Es zählt zu den Antrieben des Menschen, besser zu werden. »Wir alle wollen unser gestriges Ich schlagen, niemand steht morgens auf und sagt sich: »Heute möchte ich nicht so gut sein wie vor einem Jahr.« (Beck 2023) Freiwillig lernen wir eine Fremdsprache, stärken unsere Muskeln in einem Fitnessstudio oder lernen, wie man fachgerecht Risotto kocht. Anschließend stellt sich ein Glücksgefühl ein. Auch im beruflichen Leben wollen wir gute Ergebnisse erzielen und dafür auch gelobt werden. Womit wir auch beim dritten Antreiber sind, der sozialen Anerkennung.

Streben nach sozialer Anerkennung

Ob im Beruf, bei der freiwilligen Feuerwehr oder bei einem ehrenamtlichen Engagement in der Gemeinde, vor allem mit einer sozialen Wertschätzung gelingt eine Veränderung. Wer sein Verhalten mit einem sozialen Status verbinden kann, ist eher bereit, sich nachhaltig zu verändern.

Was können Sie tun, wenn Sie eine andere Person verändern wollen?

Wenn Sie eine andere Person verändern wollen, müssen Sie mit Reaktanz, mit Widerstand rechnen. Von daher sollten Sie Ihr Vorgehen genau durchdenken. Wollen Sie eine andere Person zu einer Veränderung bringen und dies durch einen Appell an Vernunft und Einsicht durchführen, kann das gelingen,

  • wenn positive Emotionen damit verknüpft sind.
  • wenn Sie eine attraktive Belohnung anbieten (diese sollte stärker sein als das Festhalten an Gewohnheiten).
  • wenn die Person in ihrer Vorstellung einen sehr nützlichen Gewinn erwartet.

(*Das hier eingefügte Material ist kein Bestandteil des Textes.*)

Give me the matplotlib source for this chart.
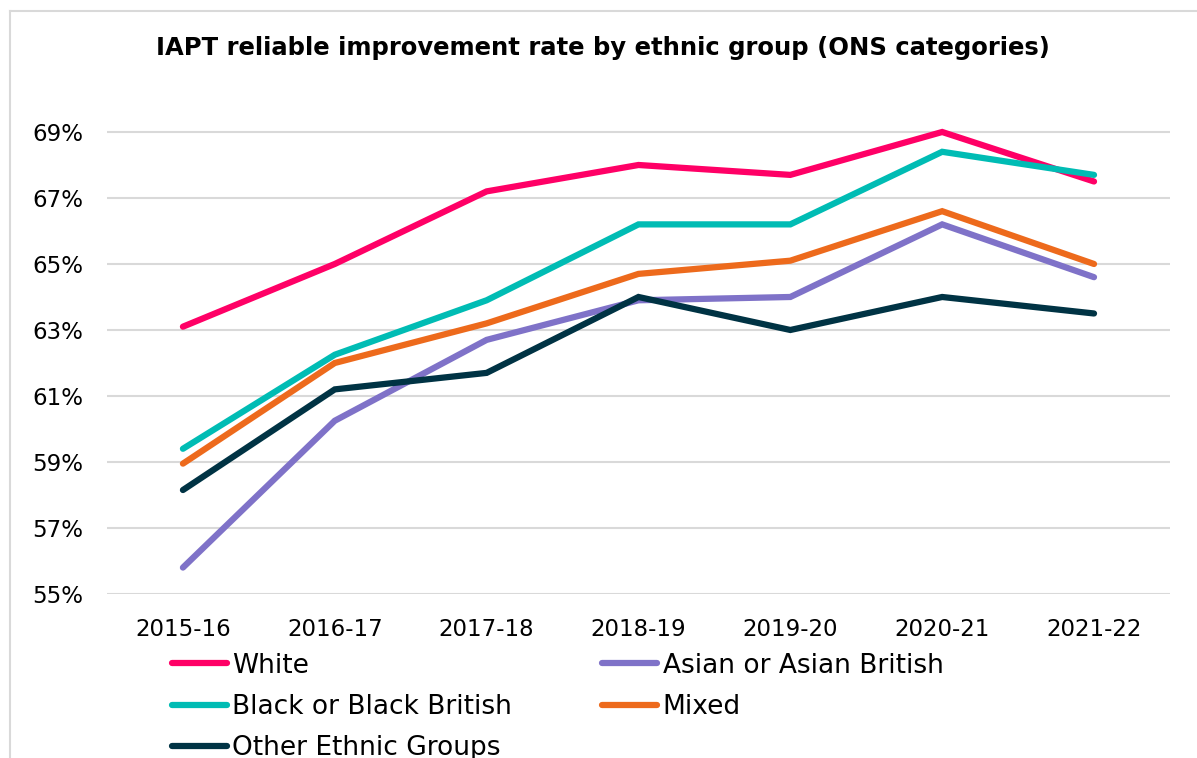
import matplotlib.pyplot as plt
from matplotlib.lines import Line2D
from matplotlib.ticker import FuncFormatter

plt.rcParams['font.family'] = ['DejaVu Sans']

years = ['2015-16', '2016-17', '2017-18', '2018-19', '2019-20', '2020-21', '2021-22']

# series values (percent)
white = [63.1, 65.0, 67.2, 68.0, 67.7, 69.0, 67.5]
asian = [55.8, 60.25, 62.7, 63.9, 64.0, 66.2, 64.6]
black = [59.4, 62.25, 63.9, 66.2, 66.2, 68.4, 67.7]
mixed = [58.95, 62.0, 63.2, 64.7, 65.1, 66.6, 65.0]
other = [58.15, 61.2, 61.7, 64.0, 63.0, 64.0, 63.5]

series = [
    ('White', white, '#FF0066'),
    ('Asian or Asian British', asian, '#7F72C8'),
    ('Black or Black British', black, '#00BCB4'),
    ('Mixed', mixed, '#ED6A1C'),
    ('Other Ethnic Groups', other, '#003344'),
]

fig = plt.figure(figsize=(11.97, 7.58), dpi=100)
ax = fig.add_axes([0.0894, 0.2164, 0.888, 0.653])

lines = {}
for name, vals, col in series:
    ln, = ax.plot(range(len(years)), vals, color=col, lw=4.5,
                  solid_capstyle='round', solid_joinstyle='miter', label=name)
    lines[name] = ln

ax.set_xlim(-0.5, 6.5)
ax.set_ylim(55, 70)
ax.set_yticks(range(55, 70, 2))
ax.yaxis.set_major_formatter(FuncFormatter(lambda v, p: '%d%%' % v))
ax.set_xticks(range(len(years)))
ax.set_xticklabels(years)
ax.grid(axis='y', color='#D9D9D9', lw=1.5)
ax.set_axisbelow(True)
for s in ax.spines.values():
    s.set_visible(False)
ax.tick_params(length=0, labelsize=16.5, colors='#000000')
ax.tick_params(axis='x', pad=17)
ax.tick_params(axis='y', pad=17)

fig.text(0.504, 0.937, 'IAPT reliable improvement rate by ethnic group (ONS categories)',
         ha='center', va='center', fontsize=17.5, fontweight='bold')

# legend: row-major order like the original, so list column by column
order = ['White', 'Black or Black British', 'Other Ethnic Groups',
         'Asian or Asian British', 'Mixed']
fig.legend([lines[n] for n in order], order, ncol=2, frameon=False,
           loc='upper left', bbox_to_anchor=(0.1345, 0.153),
           fontsize=19, handlelength=2.1, handletextpad=0.2,
           columnspacing=3.4, labelspacing=0.58, borderaxespad=0)

# light frame, only top and left edges fall inside the picture
bx, by = 9.5 / 1197, 1 - 11 / 758
fig.add_artist(Line2D([bx, 1.0], [by, by], transform=fig.transFigure,
                      color='#D9D9D9', lw=1.5))
fig.add_artist(Line2D([bx, bx], [0.0, by], transform=fig.transFigure,
                      color='#D9D9D9', lw=1.5))

fig.savefig('out.png', dpi=100)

Wollen Sie einer anderen Person befehlen oder anordnen, etwas zu ändern, kann das in Verbindung mit einer Androhung von Sanktionen gelingen, die Änderung ist allerdings nicht nachhaltig.

Wenn Sie eine Veränderung bei einem anderen anstreben und sich an der Person orientieren wollen, sollten Sie deren Lebensumstände kennen und darauf achten, dass die Veränderungen im Rahmen dieser individuellen Persönlichkeit möglich sind.

Was können Sie tun, wenn Sie sich verändern wollen?

Wer sich verändern will, sollte wissen, dass das Gehirn neue Aufgaben und Anforderungen benötigt. Alles so zu lassen, wie es ist, vermindert die Chance einer Veränderung.

  • Wenn Sie sich verändern wollen, suchen Sie sich leuchtende Vorbilder, belohnen Sie sich bei Erfolg selbst oder versetzen Sie sich geistig in die Situation, die Sie anstreben. Freuen Sie sich auf die Vorfreude, sie ist ein starker Treiber.
  • Achten Sie auch darauf, dass die Veränderung/Belohnung stärker ist als das Festhalten an Bestehendem.
  • Setzen Sie sich konkrete Ziele in Verbindung mit eindeutigen Handlungsaufforderungen, möglichst aufgeteilt in kleine Schritte.
  • Planen Sie nur Ziele, die im Rahmen Ihrer Möglichkeiten umsetzbar sind.
  • Vermeiden Sie starre Pläne, deren Verwirklichung Sie nicht mögen oder die Ihnen eine starke Überwindung abverlangen.
  • Achten Sie darauf, inwiefern die gesetzten Ziele Ihre Grundmotive berücksichtigen. Sie wollen sicherlich einen Rückfall vermeiden.